Leave the pictures out and quote every line from the start of the listing to the line with "(title) at (170,884)", inclusive.

= = =

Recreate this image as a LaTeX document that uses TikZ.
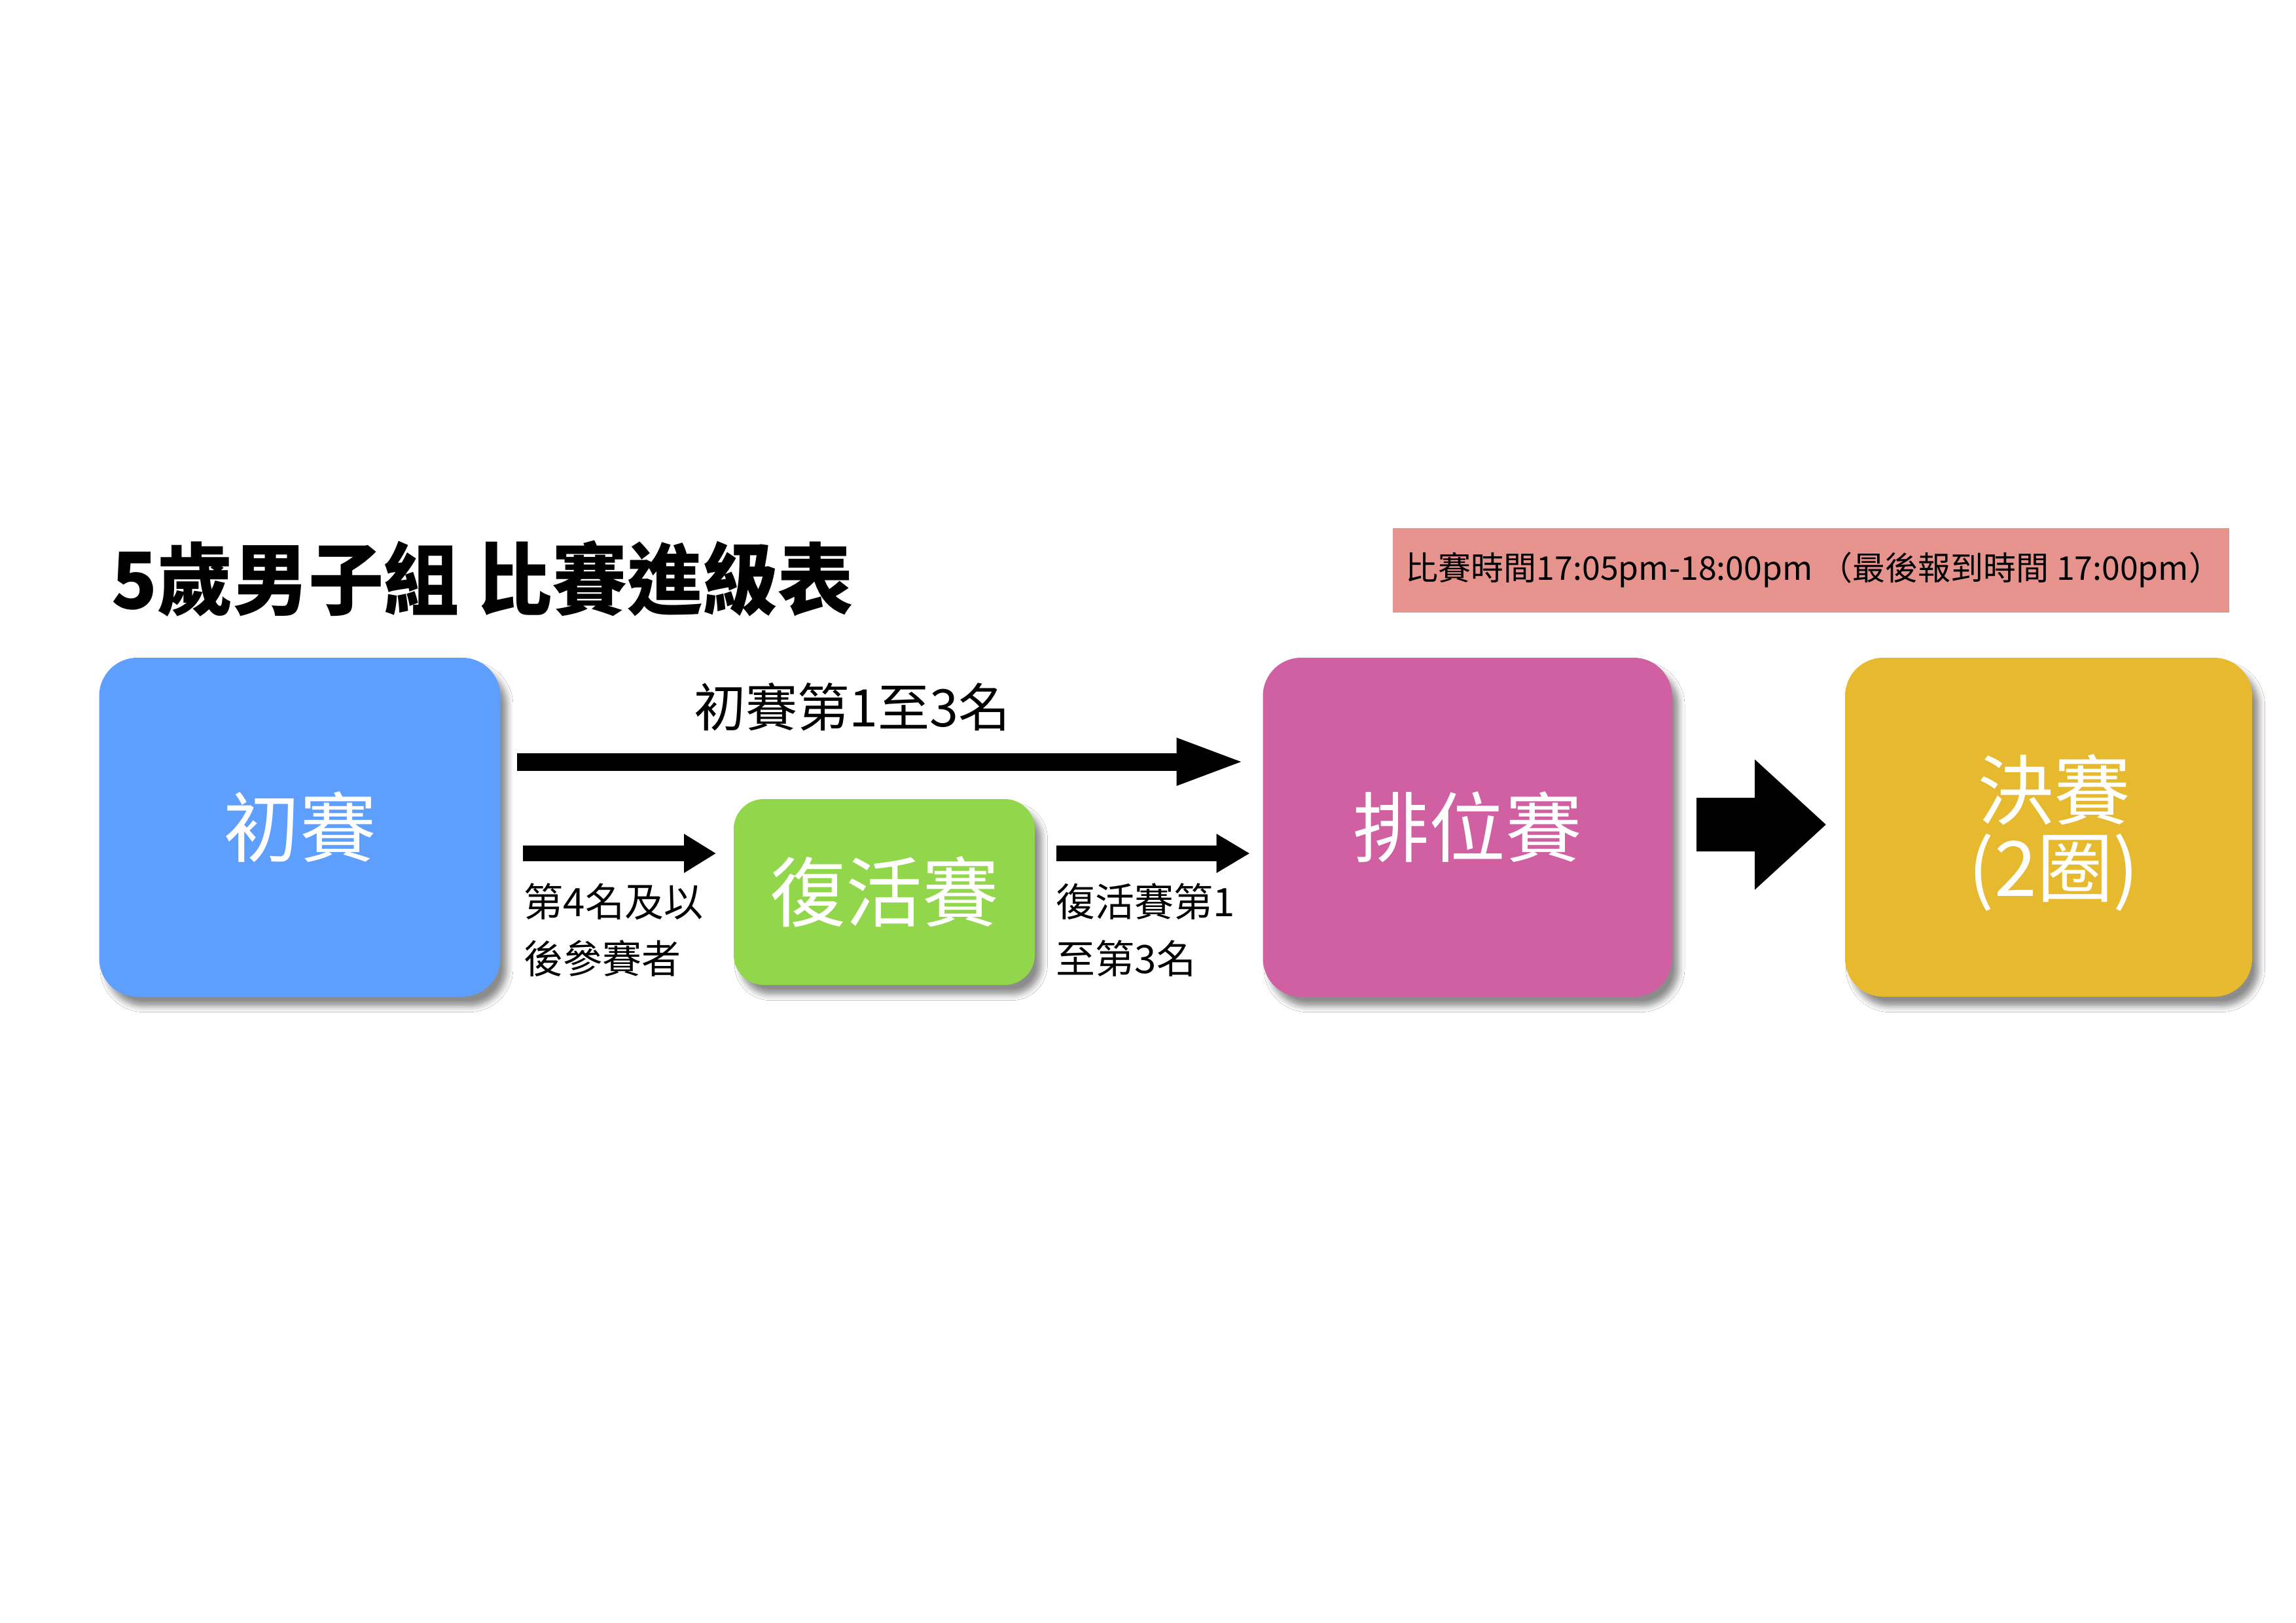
\documentclass[tikz,border=0pt]{standalone}
\usepackage{fontspec}
\setmainfont{Noto Sans CJK TC}
\newfontfamily\titlefont{Noto Sans CJK TC}[FakeStretch=0.96]
\usetikzlibrary{arrows.meta,shadows.blur}
\definecolor{cblue}{RGB}{94,158,252}
\definecolor{cgreen}{RGB}{146,214,75}
\definecolor{cpink}{RGB}{209,96,162}
\definecolor{cyellow}{RGB}{230,185,46}
\definecolor{csalmon}{RGB}{229,147,140}
\newcommand\pxu[1]{#1*0.24pt}
\begin{document}
\begin{tikzpicture}[x=0.24pt,y=-0.24pt,
  stagebox/.style={rounded corners=14pt, inner sep=0pt, text=white, align=center,
    font=\fontsize{28}{34}\selectfont,
    blur shadow={shadow xshift=2.5pt, shadow yshift=-3.5pt, shadow blur steps=6, shadow opacity=45}},
  fatarrow/.style={draw=black, line width=\pxu{#1}},
  sidelabel/.style={anchor=north west, inner sep=0pt, align=left, font=\fontsize{14.4}{20.9}\selectfont}
]
\fill[white] (0,0) rectangle (3508,2479);
\useasboundingbox (0,0) rectangle (3508,2479);

% title
\node[anchor=west, inner sep=0pt, font=\titlefont\bfseries\fontsize{28.8}{34}\selectfont] (title) at (170,884) {5歲男子組 比賽進級表};

% time banner
\node[fill=csalmon, minimum width=\pxu{1278}, minimum height=\pxu{129}, inner sep=0pt] (banner) at (2767,871) {};
\node[anchor=west, inner sep=0pt, font=\fontsize{12}{14}\selectfont] (bannertext) at (2147,871) {比賽時間17:05pm-18:00pm （最後報到時間 17:00pm）};

% stage boxes
\node[stagebox, fill=cblue, minimum width=\pxu{613}, minimum height=\pxu{518}] (blue) at (458,1264) {初賽};
\node[stagebox, fill=cgreen, rounded corners=11pt, minimum width=\pxu{460}, minimum height=\pxu{284}] (green) at (1351,1363) {復活賽};
\node[stagebox, fill=cpink, minimum width=\pxu{625}, minimum height=\pxu{518}] (pink) at (2242,1264) {排位賽};
\node[stagebox, fill=cyellow, minimum width=\pxu{622}, minimum height=\pxu{518}] (yellow) at (3130,1264) {};
\node[inner sep=0pt, text=white, align=center, font=\fontsize{28}{28.3}\selectfont] (yellowtext) at (3138,1272) {決賽\\(2圈)};

% level coordinates
\coordinate (ytop) at (0,1164);
\coordinate (ylow) at (0,1304);
\coordinate (ybig) at (0,1260);

% arrows
\draw[fatarrow=27, -{Triangle[length=\pxu{107}, width=\pxu{64}]}, shorten <=\pxu{25}, shorten >=\pxu{24}]
  (blue.east |- ytop) -- (pink.west |- ytop);
\draw[fatarrow=24, -{Triangle[length=\pxu{49}, width=\pxu{56}]}, shorten <=\pxu{34}, shorten >=\pxu{26}]
  (blue.east |- ylow) -- (green.west |- ylow);
\draw[fatarrow=24, -{Triangle[length=\pxu{51}, width=\pxu{56}]}, shorten <=\pxu{32}, shorten >=\pxu{19}]
  (green.east |- ylow) -- (pink.west |- ylow);
\draw[fatarrow=82, -{Triangle[length=\pxu{109}, width=\pxu{192}]}, shorten <=\pxu{37}, shorten >=\pxu{28}]
  (pink.east |- ybig) -- (yellow.west |- ybig);

% labels
\node[inner sep=0pt, font=\fontsize{19}{23}\selectfont] (toplabel) at (1302,1080) {初賽第1至3名};
\node[sidelabel] (leftlabel) at (800,1349) {第4名及以\\後參賽者};
\node[sidelabel] (rightlabel) at (1613,1349) {復活賽第1\\至第3名};
\end{tikzpicture}
\end{document}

= = =

__Written solution__.
Recreate this image as a LaTeX document that uses TikZ.
\documentclass[tikz,border=0pt]{standalone}
\usepackage{fontspec}
\setmainfont{Noto Sans CJK TC}
\newfontfamily\titlefont{Noto Sans CJK TC}[FakeStretch=0.96]
\usetikzlibrary{arrows.meta,shadows.blur}
\definecolor{cblue}{RGB}{94,158,252}
\definecolor{cgreen}{RGB}{146,214,75}
\definecolor{cpink}{RGB}{209,96,162}
\definecolor{cyellow}{RGB}{230,185,46}
\definecolor{csalmon}{RGB}{229,147,140}
\newcommand\pxu[1]{#1*0.24pt}
\begin{document}
\begin{tikzpicture}[x=0.24pt,y=-0.24pt,
  stagebox/.style={rounded corners=14pt, inner sep=0pt, text=white, align=center,
    font=\fontsize{28}{34}\selectfont,
    blur shadow={shadow xshift=2.5pt, shadow yshift=-3.5pt, shadow blur steps=6, shadow opacity=45}},
  fatarrow/.style={draw=black, line width=\pxu{#1}},
  sidelabel/.style={anchor=north west, inner sep=0pt, align=left, font=\fontsize{14.4}{20.9}\selectfont}
]
\fill[white] (0,0) rectangle (3508,2479);
\useasboundingbox (0,0) rectangle (3508,2479);

% title
\node[anchor=west, inner sep=0pt, font=\titlefont\bfseries\fontsize{28.8}{34}\selectfont] (title) at (170,884) {5歲男子組 比賽進級表};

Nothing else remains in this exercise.